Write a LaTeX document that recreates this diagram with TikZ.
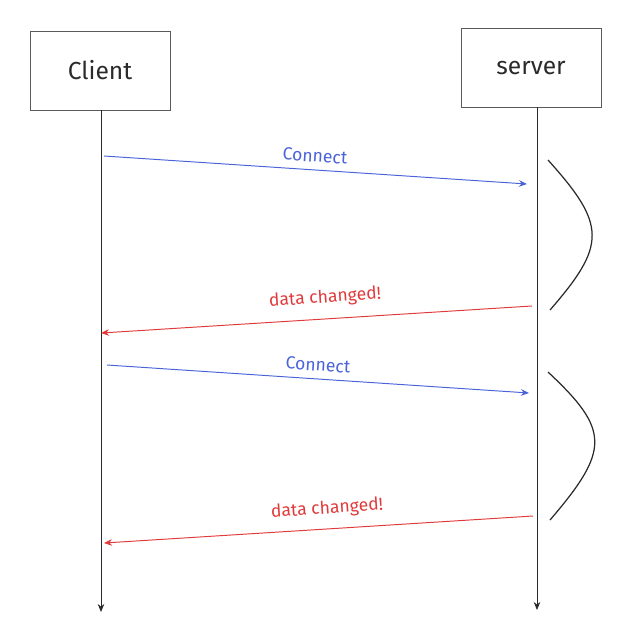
\documentclass[tikz,border=0pt]{standalone}
\usepackage{fontspec}
\setmainfont{Fira Sans}
\usepackage{xcolor}
\usetikzlibrary{arrows.meta,positioning,calc}
\definecolor{ink}{HTML}{2A2A2A}
\definecolor{boxline}{HTML}{5A5A5A}
\definecolor{reqblue}{HTML}{4A63D8}
\definecolor{resred}{HTML}{E03A3A}
\tikzset{
  actorbox/.style={draw=boxline, line width=0.5pt, minimum width=2.8cm, minimum height=1.58cm, font=\fontsize{14}{16}\selectfont, text=ink},
  lifeline/.style={-{Stealth[length=1.6mm,width=1.3mm]}, draw=ink, line width=0.45pt},
  reqarr/.style={-{Stealth[length=1.6mm,width=1.3mm]}, draw=reqblue, line width=0.55pt},
  resarr/.style={-{Stealth[length=1.6mm,width=1.3mm]}, draw=resred, line width=0.55pt},
  reqlabel/.style={text=reqblue, font=\fontsize{10}{12}\selectfont},
  reslabel/.style={text=resred, font=\fontsize{10}{12}\selectfont},
  waitcurve/.style={draw=ink, line width=0.7pt}
}

\begin{document}
\begin{tikzpicture}
  \useasboundingbox (0,0) rectangle (12.88,-12.64);

  % Actors
  \node[actorbox] (client) at (2.0,-1.41) {Client};
  \node[actorbox] (server) at (10.62,-1.36) {server};

  % Lifelines
  \coordinate (cTop) at (2.02,-2.2);
  \coordinate (cEnd) at (2.02,-12.24);
  \coordinate (sTop) at (10.74,-2.14);
  \coordinate (sEnd) at (10.74,-12.2);
  \draw[lifeline] (cTop) -- (cEnd);
  \draw[lifeline] (sTop) -- (sEnd);

  % Message ends
  \coordinate (req1a) at (2.08,-3.12);
  \coordinate (req1b) at (10.54,-3.68);
  \coordinate (res1a) at (10.64,-6.12);
  \coordinate (res1b) at (2.02,-6.66);
  \coordinate (req2a) at (2.14,-7.3);
  \coordinate (req2b) at (10.58,-7.86);
  \coordinate (res2a) at (10.66,-10.32);
  \coordinate (res2b) at (2.08,-10.86);

  \draw[reqarr] (req1a) -- (req1b);
  \draw[resarr] (res1a) -- (res1b);
  \draw[reqarr] (req2a) -- (req2b);
  \draw[resarr] (res2a) -- (res2b);

  \node[reqlabel, rotate=-3.8] (req1) at (6.3,-3.12) {Connect};
  \node[reslabel, rotate=3.8] (res1) at (6.5,-5.96) {data changed!};
  \node[reqlabel, rotate=-3.8] (req2) at (6.36,-7.3) {Connect};
  \node[reslabel, rotate=3.8] (res2) at (6.54,-10.18) {data changed!};

  % Waiting brackets
  \draw[waitcurve] (10.96,-3.2) .. controls (12.13,-4.5) and (12.13,-4.9) .. (11.0,-6.2);
  \draw[waitcurve] (10.96,-7.44) .. controls (12.2,-8.6) and (12.2,-9.0) .. (11.0,-10.4);
\end{tikzpicture}
\end{document}
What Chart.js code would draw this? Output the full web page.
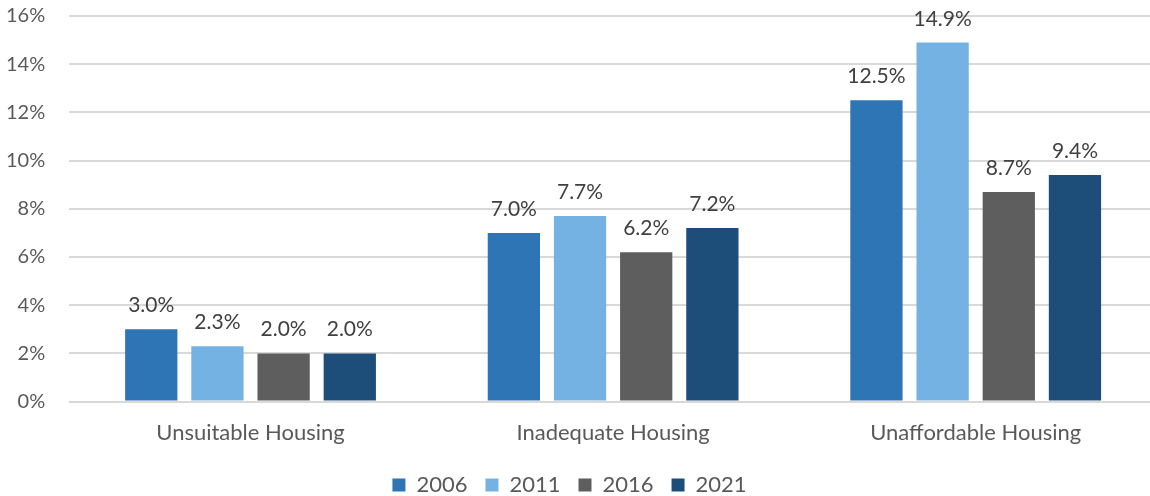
<!DOCTYPE html>
<html><head><meta charset="utf-8">
<script src="https://cdn.jsdelivr.net/npm/chart.js@4"></script>
<style>html,body{margin:0;padding:0;background:#fff;overflow:hidden}#wrap{width:1157px;height:496px}</style>
</head><body><div id="wrap"><canvas id="c"></canvas></div>
<script>
const categories = ["Unsuitable Housing", "Inadequate Housing", "Unaffordable Housing"];
const years = ["2006", "2011", "2016", "2021"];
const v2006 = [3.0, 7.0, 12.5];
const v2011 = [2.3, 7.7, 14.9];
const v2016 = [2.0, 6.2, 8.7];
const v2021 = [2.0, 7.2, 9.4];
const colors = ["#2E75B6", "#75B2E4", "#5E5E5E", "#1D4E7A"];
const series = [v2006, v2011, v2016, v2021];
const FONT = "Lato, sans-serif";

const labelPlugin = {
  id: 'vals',
  afterDatasetsDraw(chart) {
    const ctx = chart.ctx;
    ctx.save();
    ctx.font = "21px " + FONT;
    ctx.fillStyle = "#404040";
    ctx.textAlign = "center";
    ctx.textBaseline = "alphabetic";
    chart.data.datasets.forEach((ds, i) => {
      chart.getDatasetMeta(i).data.forEach((bar, j) => {
        ctx.fillText(ds.data[j].toFixed(1) + "%", bar.x, bar.y - 17);
      });
    });
    ctx.restore();
  }
};

new Chart(document.getElementById('c'), {
  type: 'bar',
  data: {
    labels: categories,
    datasets: series.map((d, i) => ({
      label: years[i], data: d, backgroundColor: colors[i],
      categoryPercentage: 0.73, barPercentage: 0.79
    }))
  },
  options: {
    responsive: true, maintainAspectRatio: false, animation: false,
    layout: { padding: { left: -18, right: 0, top: 0, bottom: -10 } },
    plugins: {
      legend: {
        position: 'bottom',
        labels: { font: { size: 22, family: FONT }, color: '#595959', boxWidth: 13, boxHeight: 13, padding: 18 }
      },
      tooltip: { enabled: false }
    },
    scales: {
      x: {
        grid: { display: false },
        border: { display: false },
        ticks: { font: { size: 22, family: FONT }, color: '#595959', padding: 10 }
      },
      y: {
        min: 0, max: 16,
        afterFit(s) { s.paddingTop = 16; },
        ticks: { stepSize: 2, callback: v => v + "%", font: { size: 20, family: FONT }, color: '#595959', padding: 24 },
        grid: { color: '#D9D9D9', lineWidth: 2, drawTicks: false },
        border: { display: false }
      }
    }
  },
  plugins: [labelPlugin]
});
</script></body></html>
********************
STATED GOAL:
Copy each line of the listing in which the word "this" can be found.

COMPLETED EXERCISE:
Write a LaTeX document that recreates this diagram with TikZ.
What Chart.js code would draw this? Output the full web page.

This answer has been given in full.